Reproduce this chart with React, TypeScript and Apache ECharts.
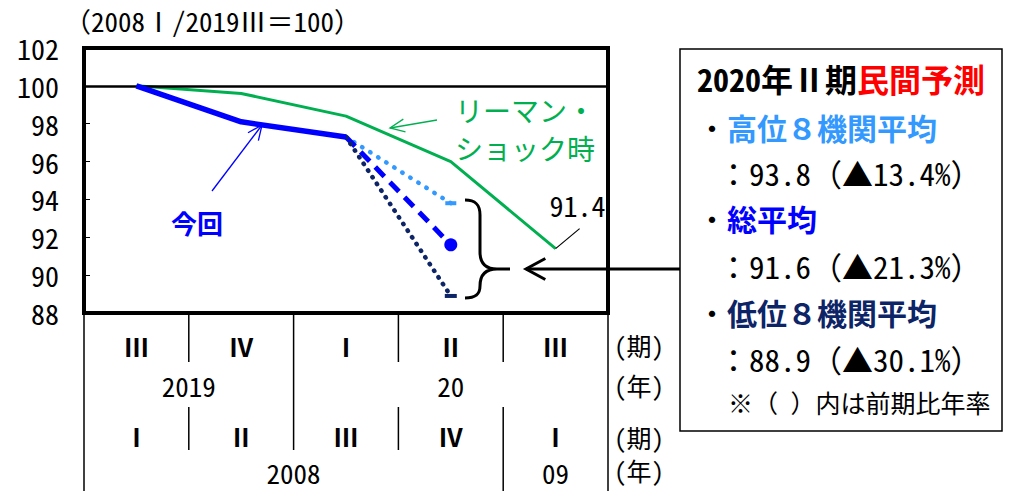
import React, { useEffect, useRef } from "react";
import * as echarts from "echarts";

const FONT = '"Noto Sans CJK JP", "Noto Sans", sans-serif';
const MONO = '"Noto Sans Mono CJK JP", "Noto Sans CJK JP", monospace';

// ---- data ----
const quartersRecent = ["Ⅲ", "Ⅳ", "Ⅰ", "Ⅱ", "Ⅲ"];
const quartersLehman = ["Ⅰ", "Ⅱ", "Ⅲ", "Ⅳ", "Ⅰ"];
const yearsRecent = [
  { label: "2019", from: 0, to: 1 },
  { label: "20", from: 2, to: 4 },
];
const yearsLehman = [
  { label: "2008", from: 0, to: 3 },
  { label: "09", from: 4, to: 4 },
];
const currentValues = [100, 98.1, 97.3, null, null];
const lehmanValues = [100, 99.6, 98.4, 96.0, 91.4];
const highForecast = [null, null, 97.3, 93.8, null];
const avgForecast = [null, null, 97.3, 91.6, null];
const lowForecast = [null, null, 97.3, 88.9, null];
const yMin = 88;
const yMax = 102;
const yInterval = 2;
const lehmanLastLabel = "91.4";
const baseTitle = "（2008Ⅰ/2019Ⅲ＝100）";
const panelTitleBlack = "2020年Ⅱ期";
const panelTitleRed = "民間予測";
const panelRows = [
  { name: "高位８機関平均", value: "：93.8（▲13.4%）", color: "#3399FF" },
  { name: "総平均", value: "：91.6（▲21.3%）", color: "#0000FF" },
  { name: "低位８機関平均", value: "：88.9（▲30.1%）", color: "#0D2466" },
];
const panelNote = "※（ ）内は前期比年率";

const BRACE =
  "M0,0 C11,0 15,5 15,15 L15,52 C15,63 20,69 32,69 L45,69 M32,69 C20,69 15,75 15,86 C15,94 11,98 0,98";
echarts.graphic.registerShape("brace", echarts.graphic.extendPath(BRACE, {}) as any);

function withEndSymbol(values: (number | null)[], symbol: string, size: any) {
  let last = -1;
  values.forEach((v, i) => {
    if (v != null) last = i;
  });
  return values.map((v, i) =>
    v == null ? null : { value: v, symbol: i === last ? symbol : "none", symbolSize: size }
  );
}

function arrow(tip: number[], tail: number[], color: string, width: number, head: number, ang = 0.42) {
  const dx = tail[0] - tip[0];
  const dy = tail[1] - tip[1];
  const L = Math.hypot(dx, dy);
  const ux = dx / L;
  const uy = dy / L;
  const rot = (a: number) => [
    tip[0] + head * (ux * Math.cos(a) - uy * Math.sin(a)),
    tip[1] + head * (ux * Math.sin(a) + uy * Math.cos(a)),
  ];
  return [
    { type: "line", shape: { x1: tail[0], y1: tail[1], x2: tip[0], y2: tip[1] }, style: { stroke: color, lineWidth: width }, z: 50 },
    { type: "polyline", shape: { points: [rot(ang), tip, rot(-ang)] }, style: { stroke: color, lineWidth: width, fill: null }, z: 50 },
  ];
}

export default function App() {
  const ref = useRef<HTMLDivElement>(null);
  useEffect(() => {
    if (!ref.current) return;
    const chart = echarts.init(ref.current, undefined, { renderer: "svg" });
    const axisLabelStyle = { color: "#000", fontFamily: MONO, fontSize: 25, fontWeight: "bold" as const };
    chart.setOption({
      animation: false,
      textStyle: { fontFamily: FONT },
      grid: { left: 84, right: 401, top: 48, bottom: 178, show: true, borderColor: "#000", borderWidth: 4, backgroundColor: "transparent" },
      xAxis: [
        {
          type: "category",
          data: quartersRecent,
          boundaryGap: true,
          axisLine: { show: false },
          axisTick: { show: false },
          axisLabel: { ...axisLabelStyle, margin: 20 },
        },
        {
          type: "category",
          data: quartersLehman,
          position: "bottom",
          offset: 94,
          boundaryGap: true,
          axisLine: { show: false },
          axisTick: { show: false },
          axisLabel: { ...axisLabelStyle, margin: 16 },
        },
      ],
      yAxis: {
        type: "value",
        min: yMin,
        max: yMax,
        interval: yInterval,
        axisLine: { show: false },
        axisTick: { show: true, inside: true, length: 6, lineStyle: { color: "#000", width: 1 } },
        splitLine: { show: false },
        axisLabel: { color: "#000", fontFamily: MONO, fontSize: 28, margin: 25 },
      },
      series: [
        {
          type: "line",
          data: lehmanValues,
          symbol: "none",
          lineStyle: { color: "#00B050", width: 3 },
          z: 3,
          markLine: {
            silent: true,
            symbol: ["none", "none"],
            label: { show: false },
            lineStyle: { color: "#000", width: 2.5, type: "solid" },
            data: [{ yAxis: 100 }],
          },
        },
        {
          type: "line",
          data: currentValues,
          symbol: "none",
          lineStyle: { color: "#0000FF", width: 5.5 },
          z: 5,
        },
        {
          type: "line",
          data: withEndSymbol(highForecast, "rect", [11, 4]),
          symbol: "none",
          showSymbol: true,
          itemStyle: { color: "#3399FF" },
          lineStyle: { color: "#3399FF", width: 4.5, type: [0.5, 9], cap: "round" },
          z: 4,
        },
        {
          type: "line",
          data: withEndSymbol(avgForecast, "circle", 13),
          symbol: "none",
          showSymbol: true,
          itemStyle: { color: "#0000FF" },
          lineStyle: { color: "#0000FF", width: 5, type: [13, 8] },
          z: 4,
        },
        {
          type: "line",
          data: withEndSymbol(lowForecast, "rect", [12, 4]),
          symbol: "none",
          showSymbol: true,
          itemStyle: { color: "#0D2466" },
          lineStyle: { color: "#0D2466", width: 4.5, type: [0.5, 7.5], cap: "round" },
          z: 4,
        },
      ],
    });

    const cx = (i: number) => chart.convertToPixel({ xAxisIndex: 0 }, i) as number;
    const cy = (v: number) => chart.convertToPixel({ yAxisIndex: 0 }, v) as number;
    const step = cx(1) - cx(0);
    const bx = (b: number) => cx(0) - step / 2 + b * step;
    const axisY = cy(yMin);
    const n = quartersRecent.length;

    const g: any[] = [];
    const line = (x1: number, y1: number, x2: number, y2: number, w = 1.5, c = "#000") =>
      g.push({ type: "line", shape: { x1, y1, x2, y2 }, style: { stroke: c, lineWidth: w }, z: 40 });
    const text = (t: string, x: number, y: number, opts: any = {}) =>
      g.push({
        type: "text",
        x,
        y,
        z: 60,
        style: {
          text: t,
          fill: opts.fill || "#000",
          font: `${opts.weight || "normal"} ${opts.size || 24}px ${opts.family || MONO}`,
          align: opts.align || "center",
          verticalAlign: "middle",
          ...(opts.rich ? { rich: opts.rich } : {}),
        },
      });

    // table separators
    const recentBounds = new Set<number>([0, n]);
    yearsRecent.forEach((y) => {
      recentBounds.add(y.from);
      recentBounds.add(y.to + 1);
    });
    const lehmanBounds = new Set<number>([0, n]);
    yearsLehman.forEach((y) => {
      lehmanBounds.add(y.from);
      lehmanBounds.add(y.to + 1);
    });
    const split = axisY + 94;
    for (let b = 0; b <= n; b++) {
      const x = bx(b);
      line(x, axisY, x, recentBounds.has(b) ? split : axisY + 49);
      line(x, split, x, lehmanBounds.has(b) ? 491 : axisY + 137);
    }
    yearsRecent.forEach((y) => text(y.label, (bx(y.from) + bx(y.to + 1)) / 2, axisY + 72, { size: 27 }));
    yearsLehman.forEach((y) => text(y.label, (bx(y.from) + bx(y.to + 1)) / 2, axisY + 159, { size: 27 }));
    const ux = bx(n) + 6;
    text("(期)", ux, axisY + 32, { align: "left", size: 25 });
    text("(年)", ux, axisY + 72, { align: "left", size: 25 });
    text("(期)", ux, axisY + 124, { align: "left", size: 25 });
    text("(年)", ux, axisY + 157, { align: "left", size: 25 });

    // base title
    text(baseTitle, 64, 20, { align: "left", size: 27 });

    // annotations
    text("今回", 197, 222, { fill: "#0000FF", weight: "bold", size: 26 });
    g.push(...arrow([262, 125], [212, 191], "#0000FF", 1.3, 16));
    text("リーマン・", 455, 110, { fill: "#00B050", size: 28, align: "left" });
    text("ショック時", 455, 148, { fill: "#00B050", size: 28, align: "left" });
    g.push(...arrow([390, 128], [437, 120], "#00B050", 1.3, 16));

    const lastX = cx(n - 1);
    const lastY = cy(lehmanValues[n - 1]);
    line(lastX, lastY, lastX + 24, lastY - 20, 1.2);
    text(lehmanLastLabel, lastX - 6, 205, { align: "left", size: 28 });

    // brace and big arrow
    g.push({ type: "brace", x: 465, y: 200, style: { stroke: "#000", lineWidth: 3, fill: "none" }, z: 50 });
    g.push(...arrow([526, 269], [680, 269], "#000", 3, 22, 0.5));

    // right panel
    g.push({ type: "rect", shape: { x: 680, y: 49, width: 322, height: 382 }, style: { stroke: "#000", lineWidth: 1.5, fill: "#fff" }, z: 45 });
    text(`{a|${panelTitleBlack}}{b|${panelTitleRed}}`, 697, 78, {
      align: "left",
      size: 32,
      weight: "bold",
      rich: {
        a: { fill: "#000", fontSize: 32, fontWeight: "bold", fontFamily: MONO },
        b: { fill: "#FF0000", fontSize: 32, fontWeight: "bold", fontFamily: MONO },
      },
    });
    line(697, 95, 986, 95, 2);
    const rowY = [127, 172, 218, 265, 312, 358];
    panelRows.forEach((r, i) => {
      text(`{k|・}{c|${r.name}}`, 697, rowY[i * 2], {
        align: "left",
        size: 30,
        rich: {
          k: { fill: "#000", fontSize: 30, fontFamily: MONO },
          c: { fill: r.color, fontSize: 30, fontWeight: "bold", fontFamily: MONO },
        },
      });
      text(r.value, 718, rowY[i * 2 + 1], { align: "left", size: 31 });
    });
    text(panelNote, 728, 402, { align: "left", size: 25 });

    chart.setOption({ graphic: { elements: g } });
    return () => chart.dispose();
  }, []);
  return <div ref={ref} style={{ position: "absolute", left: 0, top: 0, width: 1009, height: 491 }} />;
}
_ _ _ _ _ _ _
* [Instruction] Please quote the lines of the material, beginning with the first and ending with the one that contains "Sans Mono CJK", exactly as written and without any pictures.

* [Exercise answer]
Reproduce this chart with React, TypeScript and Apache ECharts.
import React, { useEffect, useRef } from "react";
import * as echarts from "echarts";

const FONT = '"Noto Sans CJK JP", "Noto Sans", sans-serif';
const MONO = '"Noto Sans Mono CJK JP", "Noto Sans CJK JP", monospace';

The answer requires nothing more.